Grace and peace be multiplied unto you through the knowledge of God and of Jesus Christ. Today’s blog represents a need to respond to recent events concerning the Jordan Davis Verdict. Our Bishop, H. Curtis Douglas has written a response to this verdict and I felt duty bound to disseminate it. While I agree with every painful word, it is not shared as a benchmark for all thought on the matter but as a perspective that needs to be posited. Please read it and consider where we stand in our society.
BISHOP H. CURTIS DOUGLAS
RESPONSE TO THE JORDAN DAVIS VERDICT
This verdict, as the verdict in the George Zimmerman trial, clearly states for all the world to see that in these United States of America, under the law, the life of a black person, especially a black man, has less value than that of a white person.

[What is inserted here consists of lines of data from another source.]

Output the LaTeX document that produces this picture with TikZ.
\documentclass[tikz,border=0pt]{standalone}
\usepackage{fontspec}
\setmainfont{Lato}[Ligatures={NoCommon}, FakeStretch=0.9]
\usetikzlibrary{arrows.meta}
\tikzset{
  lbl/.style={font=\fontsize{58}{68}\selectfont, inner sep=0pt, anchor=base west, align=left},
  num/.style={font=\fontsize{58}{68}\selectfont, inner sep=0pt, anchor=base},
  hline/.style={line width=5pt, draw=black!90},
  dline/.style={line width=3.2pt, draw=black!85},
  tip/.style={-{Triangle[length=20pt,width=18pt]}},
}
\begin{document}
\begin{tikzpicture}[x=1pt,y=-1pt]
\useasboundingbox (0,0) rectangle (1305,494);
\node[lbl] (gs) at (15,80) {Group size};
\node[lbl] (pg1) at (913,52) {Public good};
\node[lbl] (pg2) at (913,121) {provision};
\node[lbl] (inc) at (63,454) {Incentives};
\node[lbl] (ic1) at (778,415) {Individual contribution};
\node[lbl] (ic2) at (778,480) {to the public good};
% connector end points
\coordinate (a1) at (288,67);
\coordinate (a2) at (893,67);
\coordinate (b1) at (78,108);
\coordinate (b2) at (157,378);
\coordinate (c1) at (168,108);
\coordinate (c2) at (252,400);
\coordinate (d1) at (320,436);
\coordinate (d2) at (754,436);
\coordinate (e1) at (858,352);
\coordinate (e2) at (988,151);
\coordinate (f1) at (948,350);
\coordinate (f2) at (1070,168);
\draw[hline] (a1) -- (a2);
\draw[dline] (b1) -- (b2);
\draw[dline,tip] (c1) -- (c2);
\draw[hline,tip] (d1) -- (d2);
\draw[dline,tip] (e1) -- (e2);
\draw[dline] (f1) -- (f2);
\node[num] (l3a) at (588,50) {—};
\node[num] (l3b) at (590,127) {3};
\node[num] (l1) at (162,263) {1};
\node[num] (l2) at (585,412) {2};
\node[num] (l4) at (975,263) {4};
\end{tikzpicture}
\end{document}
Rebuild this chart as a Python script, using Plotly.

That the inferred threat of blackness justifies the overt violence of whiteness that just because a white person thinks a black person might do something, that white person has the right to use whatever force they deem necessary against that black person, and be exonerated by the legal system for that act. It is interesting to note that this standard is only applied when the victim is black and the perpetrator is white. In our legal system, if one person feels that someone means them no good, they cannot take the law into their own hands. The law is clear that you cannot act violently towards someone simply because you think or feel that they are going to harm you. The most the law will do for you is give you an “order of protection” unless that is, you are white and your victim is black. In that case, you can use your fear of an anticipated act as justification of your violent act even if said act leads to the death of someone who, in the eyes of the law, has done you no wrong or harm. These verdicts remind us that, even in 2014, under the law of this nation, the standard that is applied to people of color, especially Blacks and Latinos, is not the same as that applied to whites. From Trayvon Martin to Jordan Davis to Renisha McBride; the black young woman who was killed with a shotgun blast to her face, at point blank range, because she rang the doorbell of a white person’s house when her car broke down, looking for help. It’s the same rationale. He too claimed that he feared that she was coming to rob his house and that he was justified to shoot her in the face. This verdict, along with many others that can be cited, shows that something can be legal yet not moral. It is wrong that an unarmed 18 year old black young man can be shot and killed by an armed white man and him not be found guilty of murder. The message that this verdict, once again sends to America is that it is reasonable for a white person:
- to assume that a young black man is a criminal
- to suspect that a young black man is up to no good
- to shoot at and kill a young black man with the confidence and tacit assurance that the law will back them up.
With all the advances that we as a people have made in the 150 years since the emancipation proclamation, this mountain still remains to be climbed; this enemy still has to be vanquished. And make no mistake, it will be. How, you ask?
- -the same way our parents’ and grandparents’ generation overcame, slavery and Jim Crow, and blatant racial segregation;
- -the same way our people have overcome whippings, brandings, and lynching’s;
- -the same way we have overcome the malevolent attacks on our psyche and human dignity when they belittled us and minimized us, and attempted to degrade us; calling us boy, and coon, and sambo, and nigger.
How, you ask? I’ll tell you how: through the prayers of the saints, through the spilled blood of our children, through our indomitable spirit that compels us to fight for the right in the face of overwhelming odds.
In the face of laws that are enacted to frustrate us, we will overcome. In the face of injustice that exists to keep us in our place, we will overcome. In the face of racists attitudes designed to deter us and crush our resolve, we will overcome.